In other words, here we get 26 (although the blurb claims 30) problems for you to think through, loosely collected with a story of epic proportions - and epically unfunny silliness. You then get sections of clues for each, that are by turns more and more pointedly helping you, then the solutions - with explanations. By the end one assumes you've learnt a lot about physics and the forces in the world around us - if not the forces of badness that your enemies in this plot symbolize.

We're supposed to start with an easy set of puzzles to guide us in, but you can get the first one wrong quite quickly, if like me you assumed the water container to be full. Nowhere does it say it isn't, but there are no tricks from there on in. Puzzle number ten, one with two-star difficulty, I got correct immediately, and got to show my workings as they used to say on exam papers. The following poser was one of the hardest, three-star kind, and I got that too, albeit without any explanation to offer.

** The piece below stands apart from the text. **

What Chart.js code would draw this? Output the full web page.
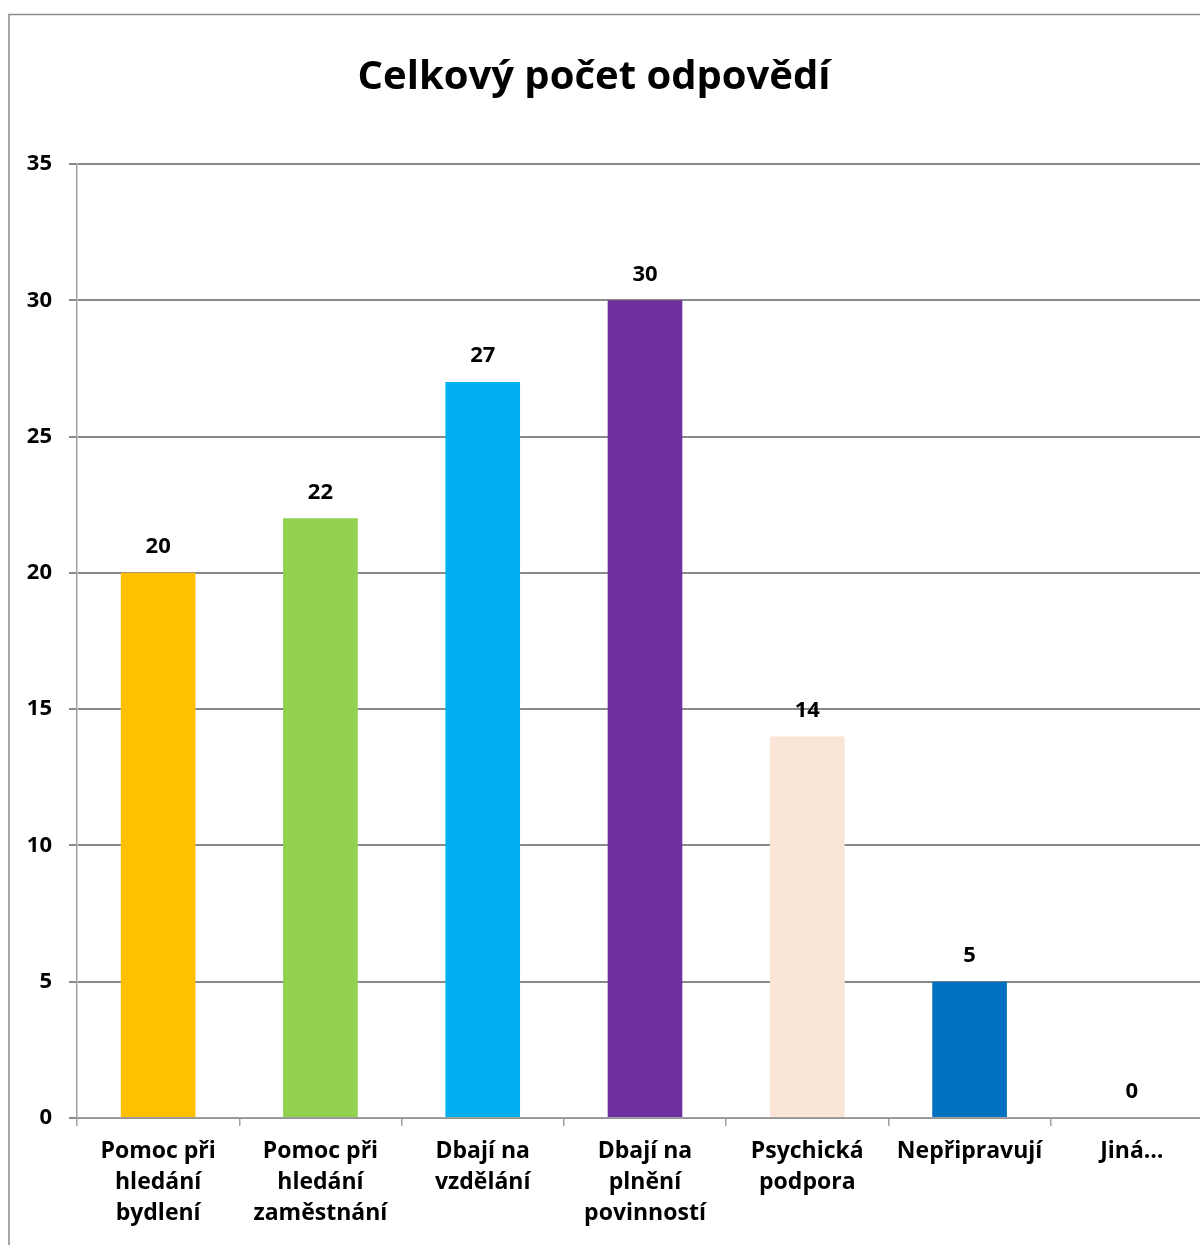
<!DOCTYPE html>
<html>
<head>
<meta charset="utf-8">
<script src="https://cdn.jsdelivr.net/npm/chart.js@4.4.0/dist/chart.umd.min.js"></script>
<style>
html,body{margin:0;padding:0;background:#fff;overflow:hidden;width:1200px;height:1245px;}
canvas{display:block;}
</style>
</head>
<body>
<canvas id="c" width="1240" height="1245"></canvas>
<script>
const chartTitle = 'Celkový počet odpovědí';
const categories = [
  ['Pomoc při', 'hledání', 'bydlení'],
  ['Pomoc při', 'hledání', 'zaměstnání'],
  ['Dbají na', 'vzdělání'],
  ['Dbají na', 'plnění', 'povinností'],
  ['Psychická', 'podpora'],
  ['Nepřipravují'],
  ['Jiná…']
];
const values = [20, 22, 27, 30, 14, 5, 0];
const barColors = ['#FFC000', '#92D050', '#00B0F0', '#7030A0', '#FBE5D6', '#0070C0', '#A5A5A5'];
const yTicks = [0, 5, 10, 15, 20, 25, 30, 35];

const FONT = '"Open Sans", sans-serif';

const decor = {
  id: 'decor',
  afterDraw(chart) {
    const ctx = chart.ctx;
    ctx.save();
    // border
    ctx.strokeStyle = '#8c8c8c';
    ctx.lineWidth = 1.5;
    ctx.strokeRect(9, 14.5, 1400, 1400);
    // title
    ctx.fillStyle = '#000';
    ctx.font = 'bold 40px ' + FONT;
    ctx.textAlign = 'center';
    ctx.textBaseline = 'alphabetic';
    ctx.fillText(chartTitle, 594, 89);
    // data labels
    ctx.font = 'bold 22px ' + FONT;
    ctx.textBaseline = 'middle';
    const meta = chart.getDatasetMeta(0);
    meta.data.forEach((bar, i) => {
      ctx.fillText(String(values[i]), bar.x, bar.y - 26);
    });
    ctx.restore();
  }
};

new Chart(document.getElementById('c'), {
  type: 'bar',
  data: {
    labels: categories,
    datasets: [{
      data: values,
      backgroundColor: barColors,
      borderWidth: 0,
      categoryPercentage: 1,
      barPercentage: 0.46
    }]
  },
  options: {
    responsive: false,
    animation: false,
    layout: { padding: { top: 164, right: 27, left: 0, bottom: 0 } },
    plugins: {
      legend: { display: false },
      title: { display: false },
      tooltip: { enabled: false }
    },
    scales: {
      x: {
        grid: { drawOnChartArea: false, drawTicks: true, tickLength: 8, color: '#a0a0a0', lineWidth: 1.5 },
        border: { color: '#a0a0a0', width: 1.5 },
        ticks: { color: '#000', font: { family: FONT, size: 23, weight: 'bold', lineHeight: 1.35 }, padding: 10, maxRotation: 0, autoSkip: false },
        afterFit(scale) { scale.height = 127; }
      },
      y: {
        min: 0, max: 35,
        afterBuildTicks(scale) { scale.ticks = yTicks.map(v => ({ value: v })); },
        grid: { color: '#898989', lineWidth: 2, tickLength: 8, drawTicks: true },
        border: { color: '#a0a0a0', width: 1.5 },
        ticks: { color: '#000', font: { family: FONT, size: 22, weight: 'bold' }, padding: 17 },
        afterFit(scale) { scale.width = 77; }
      }
    }
  },
  plugins: [decor]
});
</script>
</body>
</html>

So there can be a sense of satisfaction in completing these puzzles (and an annoyance with oneself in getting the later easy ones wrong), otherwise I wouldn't have begun to brag so. But that's down to me being me, and not this book. I'm left having read and read the book and still don't understand why the weight on the right in puzzle sixteen is reduced and the force is increased. Which proves to me at least that this does not work in being nearly as educational as it thinks.

This then is an example of Newton's third law of motion. For every person attracted to this book because of the physics basis of the puzzles and the thought experiments needed, one will be repelled for the same. I still think it will actually drive more away for the bad sense of humour it features, and the fact that it could have been a more helpful guide to the world's forces than it aims to be. A failed experiment, then.

I must still thank the publishers for my review copy.

A way to spike your mind to thinking about philosophy, not physics, is Mind Games: 31 Days to Rediscover Your Brain by Martin Cohen, while 100 Essential Things You Didn't Know You Didn't Know by John D Barrow broadens physics out into its mother, maths.